生成的 output_audio_0.wav如下:
output_audio_0.zip
但是,我使用以下的代码又是可以的
import ChatTTS
from IPython.display import Audio
import torch
import torchaudio
from dotenv import load_dotenv
load_dotenv()
chat = ChatTTS.Chat()
chat.load_models(compile=False) # Set to True for better performance
###################################
# Sample a speaker from Gaussian.
rand_spk = chat.sample_random_speaker()
params_infer_code = {
'spk_emb': rand_spk, # add sampled speaker
'temperature': .3, # using custom temperature
'top_P': 0.7, # top P decode
'top_K': 20, # top K decode
}
inputs_en = """
chat T T S is a text to speech model designed for dialogue applications.
[uv_break]it supports mixed language input [uv_break]and offers multi speaker
capabilities with precise control over prosodic elements [laugh]like like
[uv_break]laughter[laugh], [uv_break]pauses, [uv_break]and intonation.

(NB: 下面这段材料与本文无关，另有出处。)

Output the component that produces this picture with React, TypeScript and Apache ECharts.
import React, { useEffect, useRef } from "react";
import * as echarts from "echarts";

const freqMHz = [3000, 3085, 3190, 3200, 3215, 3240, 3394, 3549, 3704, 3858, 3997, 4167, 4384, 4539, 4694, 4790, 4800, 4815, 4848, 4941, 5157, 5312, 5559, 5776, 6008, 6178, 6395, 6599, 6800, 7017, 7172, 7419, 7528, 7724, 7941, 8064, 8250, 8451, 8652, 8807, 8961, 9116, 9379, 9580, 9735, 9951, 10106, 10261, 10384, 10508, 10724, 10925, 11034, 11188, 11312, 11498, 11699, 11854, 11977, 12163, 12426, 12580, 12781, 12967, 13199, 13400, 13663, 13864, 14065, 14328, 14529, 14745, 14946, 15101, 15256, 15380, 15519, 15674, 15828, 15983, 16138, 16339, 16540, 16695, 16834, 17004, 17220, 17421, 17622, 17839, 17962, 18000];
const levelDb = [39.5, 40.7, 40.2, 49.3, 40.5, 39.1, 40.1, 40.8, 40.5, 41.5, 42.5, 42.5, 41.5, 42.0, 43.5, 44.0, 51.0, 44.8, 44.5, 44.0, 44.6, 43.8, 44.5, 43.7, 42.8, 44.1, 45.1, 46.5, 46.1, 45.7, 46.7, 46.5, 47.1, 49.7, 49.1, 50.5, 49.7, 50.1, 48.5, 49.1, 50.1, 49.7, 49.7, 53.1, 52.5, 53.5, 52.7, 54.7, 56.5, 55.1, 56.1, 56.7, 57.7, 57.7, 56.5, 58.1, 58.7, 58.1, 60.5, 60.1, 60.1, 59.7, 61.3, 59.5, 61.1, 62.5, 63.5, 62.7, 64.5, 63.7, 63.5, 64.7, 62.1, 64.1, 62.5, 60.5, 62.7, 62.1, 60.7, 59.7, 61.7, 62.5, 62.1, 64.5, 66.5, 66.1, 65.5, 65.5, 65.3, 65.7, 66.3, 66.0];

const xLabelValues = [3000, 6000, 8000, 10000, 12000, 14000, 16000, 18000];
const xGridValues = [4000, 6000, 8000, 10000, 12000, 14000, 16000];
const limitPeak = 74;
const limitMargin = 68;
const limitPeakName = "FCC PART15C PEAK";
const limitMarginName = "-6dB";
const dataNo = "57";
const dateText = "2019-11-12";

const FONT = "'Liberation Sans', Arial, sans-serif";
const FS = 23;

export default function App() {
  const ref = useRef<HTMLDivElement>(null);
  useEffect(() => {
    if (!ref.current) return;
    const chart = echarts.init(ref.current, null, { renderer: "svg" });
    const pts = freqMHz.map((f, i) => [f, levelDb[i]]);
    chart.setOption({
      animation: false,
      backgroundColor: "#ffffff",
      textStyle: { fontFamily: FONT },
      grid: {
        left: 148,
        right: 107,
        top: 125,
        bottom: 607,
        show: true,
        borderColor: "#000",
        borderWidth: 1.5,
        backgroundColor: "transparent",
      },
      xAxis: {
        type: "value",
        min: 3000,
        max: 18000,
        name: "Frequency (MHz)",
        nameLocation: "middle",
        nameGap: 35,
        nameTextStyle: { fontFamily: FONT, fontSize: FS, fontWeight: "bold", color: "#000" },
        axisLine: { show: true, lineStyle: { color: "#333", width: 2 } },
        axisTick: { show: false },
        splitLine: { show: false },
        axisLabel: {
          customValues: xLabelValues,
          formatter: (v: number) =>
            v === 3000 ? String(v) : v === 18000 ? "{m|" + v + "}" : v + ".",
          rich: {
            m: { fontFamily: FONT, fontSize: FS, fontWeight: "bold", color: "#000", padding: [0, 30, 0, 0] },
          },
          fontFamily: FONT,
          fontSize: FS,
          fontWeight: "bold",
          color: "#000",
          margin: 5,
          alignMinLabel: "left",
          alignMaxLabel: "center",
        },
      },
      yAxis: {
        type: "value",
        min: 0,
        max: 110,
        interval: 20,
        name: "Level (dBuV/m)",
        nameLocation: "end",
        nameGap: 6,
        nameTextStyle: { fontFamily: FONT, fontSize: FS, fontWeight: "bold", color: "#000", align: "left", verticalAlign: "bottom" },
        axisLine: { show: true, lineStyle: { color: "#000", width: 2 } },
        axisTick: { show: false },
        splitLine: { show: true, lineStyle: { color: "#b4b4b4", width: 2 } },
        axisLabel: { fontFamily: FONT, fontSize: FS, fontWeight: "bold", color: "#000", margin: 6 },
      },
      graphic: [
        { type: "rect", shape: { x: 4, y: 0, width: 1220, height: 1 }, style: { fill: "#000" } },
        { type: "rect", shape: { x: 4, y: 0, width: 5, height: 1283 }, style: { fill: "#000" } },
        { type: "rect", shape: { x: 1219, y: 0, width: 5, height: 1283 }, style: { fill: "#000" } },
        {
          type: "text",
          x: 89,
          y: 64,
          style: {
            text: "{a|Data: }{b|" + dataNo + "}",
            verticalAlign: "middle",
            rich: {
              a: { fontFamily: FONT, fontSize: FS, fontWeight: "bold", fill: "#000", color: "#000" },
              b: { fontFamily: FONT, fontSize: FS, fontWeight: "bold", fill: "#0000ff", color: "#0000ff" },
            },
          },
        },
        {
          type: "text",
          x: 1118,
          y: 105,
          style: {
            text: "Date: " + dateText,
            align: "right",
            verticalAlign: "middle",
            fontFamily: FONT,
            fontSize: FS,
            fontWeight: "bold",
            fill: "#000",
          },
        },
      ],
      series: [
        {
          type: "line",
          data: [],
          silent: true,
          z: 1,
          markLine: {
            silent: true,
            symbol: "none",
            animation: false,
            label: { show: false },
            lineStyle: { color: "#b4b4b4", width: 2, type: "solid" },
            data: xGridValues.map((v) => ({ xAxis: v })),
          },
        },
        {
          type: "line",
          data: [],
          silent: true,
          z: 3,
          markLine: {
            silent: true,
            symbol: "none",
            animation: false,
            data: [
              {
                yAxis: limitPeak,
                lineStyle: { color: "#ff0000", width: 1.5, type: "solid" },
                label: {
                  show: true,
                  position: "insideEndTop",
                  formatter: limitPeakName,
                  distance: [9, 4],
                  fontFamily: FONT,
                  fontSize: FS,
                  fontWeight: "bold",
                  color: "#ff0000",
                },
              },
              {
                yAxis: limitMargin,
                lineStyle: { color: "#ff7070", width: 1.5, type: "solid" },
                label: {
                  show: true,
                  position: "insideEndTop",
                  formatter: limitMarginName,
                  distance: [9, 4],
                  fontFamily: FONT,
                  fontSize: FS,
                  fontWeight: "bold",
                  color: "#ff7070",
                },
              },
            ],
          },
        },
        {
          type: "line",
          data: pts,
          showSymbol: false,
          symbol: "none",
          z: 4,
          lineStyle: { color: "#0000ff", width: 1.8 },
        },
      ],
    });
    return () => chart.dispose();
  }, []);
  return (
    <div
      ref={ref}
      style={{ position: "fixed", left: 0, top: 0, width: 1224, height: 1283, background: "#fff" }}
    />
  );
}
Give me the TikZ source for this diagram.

[uv_break]it delivers natural and expressive speech,[uv_break]so please
[uv_break] use the project responsibly at your own risk.[uv_break]
""".replace('\n', '') # English is still experimental.
params_refine_text = {
'prompt': '[oral_2][laugh_0][break_4]'
}
# audio_array_cn = chat.infer(inputs_cn, params_refine_text=params_refine_text)
audio_array_en = chat.infer(inputs_en, params_refine_text=params_refine_text)
torchaudio.save("output3.wav", torch.from_numpy(audio_array_en[0]), 24000)
无法复现。请提供更详细信息,如系统版本,python版本,torch版本,GPU型号,CUDA版本等。